| DESCRIPTION OF THE TASK |
Every line of the listing must be reproduced as it stands. Leave the images behind.

| DATASET EXTRACT |
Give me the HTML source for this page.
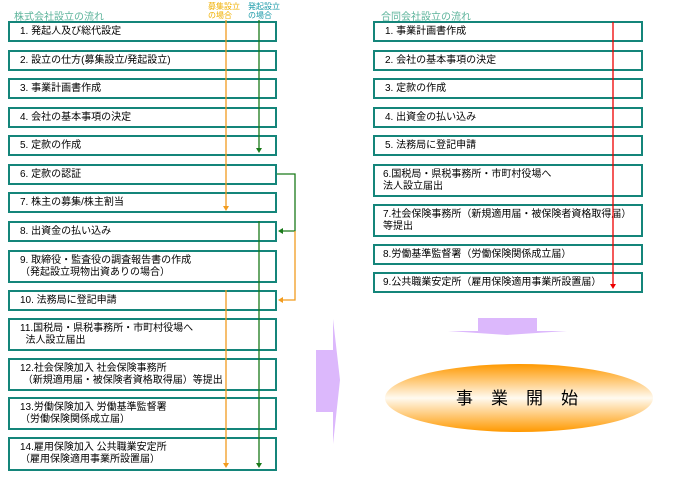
<!DOCTYPE html>
<html><head><meta charset="utf-8"><style>
body{margin:0;width:691px;height:480px;background:#fff;position:relative;overflow:hidden;font-family:"Liberation Sans","Noto Sans CJK JP",sans-serif;}
.b{position:absolute;border:2px solid #14857a;box-sizing:border-box;font-size:10px;line-height:12px;color:#000;padding-left:10px;display:flex;align-items:center;background:transparent}
.t{position:absolute;font-size:10px;color:#5bb39a}
.s{position:absolute;font-size:8px;line-height:9px}
svg{position:absolute;left:0;top:0}
</style></head><body>
<div class="t" style="left:14px;top:8px">株式会社設立の流れ</div>
<div class="s" style="left:208px;top:2px;color:#f0b000">募集設立<br>の場合</div>
<div class="s" style="left:248px;top:2px;color:#1a9aa8">発起設立<br>の場合</div>
<div class="t" style="left:381px;top:8px">合同会社設立の流れ</div>

<div class="b" style="left:8px;top:21px;width:269px;height:21px">1. 発起人及び総代設定</div>
<div class="b" style="left:8px;top:50px;width:269px;height:21px">2. 設立の仕方(募集設立/発起設立)</div>
<div class="b" style="left:8px;top:78px;width:269px;height:21px">3. 事業計画書作成</div>
<div class="b" style="left:8px;top:107px;width:269px;height:21px">4. 会社の基本事項の決定</div>
<div class="b" style="left:8px;top:135px;width:269px;height:21px">5. 定款の作成</div>
<div class="b" style="left:8px;top:164px;width:269px;height:21px">6. 定款の認証</div>
<div class="b" style="left:8px;top:192px;width:269px;height:21px">7. 株主の募集/株主割当</div>
<div class="b" style="left:8px;top:221px;width:269px;height:21px">8. 出資金の払い込み</div>
<div class="b" style="left:8px;top:250px;width:269px;height:33px">9. 取締役・監査役の調査報告書の作成<br>（発起設立現物出資ありの場合）</div>
<div class="b" style="left:8px;top:290px;width:269px;height:21px">10. 法務局に登記申請</div>
<div class="b" style="left:8px;top:318px;width:269px;height:33px">11.国税局・県税事務所・市町村役場へ<br>&nbsp;&nbsp;法人設立届出</div>
<div class="b" style="left:8px;top:358px;width:269px;height:33px">12.社会保険加入 社会保険事務所<br>&nbsp;（新規適用届・被保険者資格取得届）等提出</div>
<div class="b" style="left:8px;top:397px;width:269px;height:33px">13.労働保険加入 労働基準監督署<br>（労働保険関係成立届）</div>
<div class="b" style="left:8px;top:437px;width:269px;height:34px">14.雇用保険加入 公共職業安定所<br>（雇用保険適用事業所設置届）</div>

<div class="b" style="left:373px;top:21px;width:270px;height:21px">1. 事業計画書作成</div>
<div class="b" style="left:373px;top:50px;width:270px;height:21px">2. 会社の基本事項の決定</div>
<div class="b" style="left:373px;top:78px;width:270px;height:21px">3. 定款の作成</div>
<div class="b" style="left:373px;top:107px;width:270px;height:21px">4. 出資金の払い込み</div>
<div class="b" style="left:373px;top:135px;width:270px;height:21px">5. 法務局に登記申請</div>
<div class="b" style="left:373px;top:164px;width:270px;height:33px;padding-left:8px">6.国税局・県税事務所・市町村役場へ<br>法人設立届出</div>
<div class="b" style="left:373px;top:204px;width:270px;height:33px;padding-left:8px">7.社会保険事務所（新規適用届・被保険者資格取得届）<br>等提出</div>
<div class="b" style="left:373px;top:244px;width:270px;height:21px;padding-left:8px">8.労働基準監督署（労働保険関係成立届）</div>
<div class="b" style="left:373px;top:272px;width:270px;height:21px;padding-left:8px">9.公共職業安定所（雇用保険適用事業所設置届）</div>

<svg width="691" height="480">
<defs>
<linearGradient id="lg" x1="0" y1="0" x2="0" y2="1"><stop offset="0" stop-color="#ff9900"/><stop offset="0.5" stop-color="#fffaf0"/><stop offset="1" stop-color="#ff9900"/></linearGradient></defs>
<g fill="none" stroke-width="1.3">
<line x1="226" y1="20" x2="226" y2="207" stroke="#f29c1f"/>
<line x1="226" y1="290" x2="226" y2="466" stroke="#f29c1f"/>
<line x1="259" y1="20" x2="259" y2="150" stroke="#1a7a1a"/>
<line x1="259" y1="221" x2="259" y2="466" stroke="#1a7a1a"/>
<polyline points="277,174 295,174 295,231 282,231" stroke="#1a7a1a"/>
<polyline points="295,231 295,300 282,300" stroke="#f29c1f"/>
<line x1="613" y1="22" x2="613" y2="285" stroke="#e00"/>
</g>
<polygon points="223,206 229,206 226,211" fill="#f29c1f"/>
<polygon points="223,463 229,463 226,468" fill="#f29c1f"/>
<polygon points="256,148 262,148 259,153" fill="#1a7a1a"/>
<polygon points="256,463 262,463 259,468" fill="#1a7a1a"/>
<polygon points="283,228 283,234 278,231" fill="#1a7a1a"/>
<polygon points="283,297 283,303 278,300" fill="#f29c1f"/>
<polygon points="610,284 616,284 613,289" fill="#e00"/>
<polygon points="478,318 537,318 537,331 567,331 507,335 448,331 478,331" fill="#dcb8fc"/>
<polygon points="316,350 333,350 333,319 340,380 333,444 333,412 316,412" fill="#dcb8fc"/>
<ellipse cx="519" cy="398" rx="134" ry="34" fill="url(#lg)"/>
<text x="526" y="404" text-anchor="middle" font-size="17" letter-spacing="18" font-family="Liberation Sans, Noto Sans CJK JP, sans-serif" fill="#000">事業開始</text>
</svg>
</body></html>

| COMPLETE RESPONSE |
Give me the HTML source for this page.
<!DOCTYPE html>
<html><head><meta charset="utf-8"><style>
body{margin:0;width:691px;height:480px;background:#fff;position:relative;overflow:hidden;font-family:"Liberation Sans","Noto Sans CJK JP",sans-serif;}
.b{position:absolute;border:2px solid #14857a;box-sizing:border-box;font-size:10px;line-height:12px;color:#000;padding-left:10px;display:flex;align-items:center;background:transparent}
.t{position:absolute;font-size:10px;color:#5bb39a}
.s{position:absolute;font-size:8px;line-height:9px}
svg{position:absolute;left:0;top:0}
</style></head><body>
<div class="t" style="left:14px;top:8px">株式会社設立の流れ</div>
<div class="s" style="left:208px;top:2px;color:#f0b000">募集設立<br>の場合</div>
<div class="s" style="left:248px;top:2px;color:#1a9aa8">発起設立<br>の場合</div>
<div class="t" style="left:381px;top:8px">合同会社設立の流れ</div>

<div class="b" style="left:8px;top:21px;width:269px;height:21px">1. 発起人及び総代設定</div>
<div class="b" style="left:8px;top:50px;width:269px;height:21px">2. 設立の仕方(募集設立/発起設立)</div>
<div class="b" style="left:8px;top:78px;width:269px;height:21px">3. 事業計画書作成</div>
<div class="b" style="left:8px;top:107px;width:269px;height:21px">4. 会社の基本事項の決定</div>
<div class="b" style="left:8px;top:135px;width:269px;height:21px">5. 定款の作成</div>
<div class="b" style="left:8px;top:164px;width:269px;height:21px">6. 定款の認証</div>
<div class="b" style="left:8px;top:192px;width:269px;height:21px">7. 株主の募集/株主割当</div>
<div class="b" style="left:8px;top:221px;width:269px;height:21px">8. 出資金の払い込み</div>
<div class="b" style="left:8px;top:250px;width:269px;height:33px">9. 取締役・監査役の調査報告書の作成<br>（発起設立現物出資ありの場合）</div>
<div class="b" style="left:8px;top:290px;width:269px;height:21px">10. 法務局に登記申請</div>
<div class="b" style="left:8px;top:318px;width:269px;height:33px">11.国税局・県税事務所・市町村役場へ<br>&nbsp;&nbsp;法人設立届出</div>
<div class="b" style="left:8px;top:358px;width:269px;height:33px">12.社会保険加入 社会保険事務所<br>&nbsp;（新規適用届・被保険者資格取得届）等提出</div>
<div class="b" style="left:8px;top:397px;width:269px;height:33px">13.労働保険加入 労働基準監督署<br>（労働保険関係成立届）</div>
<div class="b" style="left:8px;top:437px;width:269px;height:34px">14.雇用保険加入 公共職業安定所<br>（雇用保険適用事業所設置届）</div>

<div class="b" style="left:373px;top:21px;width:270px;height:21px">1. 事業計画書作成</div>
<div class="b" style="left:373px;top:50px;width:270px;height:21px">2. 会社の基本事項の決定</div>
<div class="b" style="left:373px;top:78px;width:270px;height:21px">3. 定款の作成</div>
<div class="b" style="left:373px;top:107px;width:270px;height:21px">4. 出資金の払い込み</div>
<div class="b" style="left:373px;top:135px;width:270px;height:21px">5. 法務局に登記申請</div>
<div class="b" style="left:373px;top:164px;width:270px;height:33px;padding-left:8px">6.国税局・県税事務所・市町村役場へ<br>法人設立届出</div>
<div class="b" style="left:373px;top:204px;width:270px;height:33px;padding-left:8px">7.社会保険事務所（新規適用届・被保険者資格取得届）<br>等提出</div>
<div class="b" style="left:373px;top:244px;width:270px;height:21px;padding-left:8px">8.労働基準監督署（労働保険関係成立届）</div>
<div class="b" style="left:373px;top:272px;width:270px;height:21px;padding-left:8px">9.公共職業安定所（雇用保険適用事業所設置届）</div>

<svg width="691" height="480">
<defs>
<linearGradient id="lg" x1="0" y1="0" x2="0" y2="1"><stop offset="0" stop-color="#ff9900"/><stop offset="0.5" stop-color="#fffaf0"/><stop offset="1" stop-color="#ff9900"/></linearGradient></defs>
<g fill="none" stroke-width="1.3">
<line x1="226" y1="20" x2="226" y2="207" stroke="#f29c1f"/>
<line x1="226" y1="290" x2="226" y2="466" stroke="#f29c1f"/>
<line x1="259" y1="20" x2="259" y2="150" stroke="#1a7a1a"/>
<line x1="259" y1="221" x2="259" y2="466" stroke="#1a7a1a"/>
<polyline points="277,174 295,174 295,231 282,231" stroke="#1a7a1a"/>
<polyline points="295,231 295,300 282,300" stroke="#f29c1f"/>
<line x1="613" y1="22" x2="613" y2="285" stroke="#e00"/>
</g>
<polygon points="223,206 229,206 226,211" fill="#f29c1f"/>
<polygon points="223,463 229,463 226,468" fill="#f29c1f"/>
<polygon points="256,148 262,148 259,153" fill="#1a7a1a"/>
<polygon points="256,463 262,463 259,468" fill="#1a7a1a"/>
<polygon points="283,228 283,234 278,231" fill="#1a7a1a"/>
<polygon points="283,297 283,303 278,300" fill="#f29c1f"/>
<polygon points="610,284 616,284 613,289" fill="#e00"/>
<polygon points="478,318 537,318 537,331 567,331 507,335 448,331 478,331" fill="#dcb8fc"/>
<polygon points="316,350 333,350 333,319 340,380 333,444 333,412 316,412" fill="#dcb8fc"/>
<ellipse cx="519" cy="398" rx="134" ry="34" fill="url(#lg)"/>
<text x="526" y="404" text-anchor="middle" font-size="17" letter-spacing="18" font-family="Liberation Sans, Noto Sans CJK JP, sans-serif" fill="#000">事業開始</text>
</svg>
</body></html>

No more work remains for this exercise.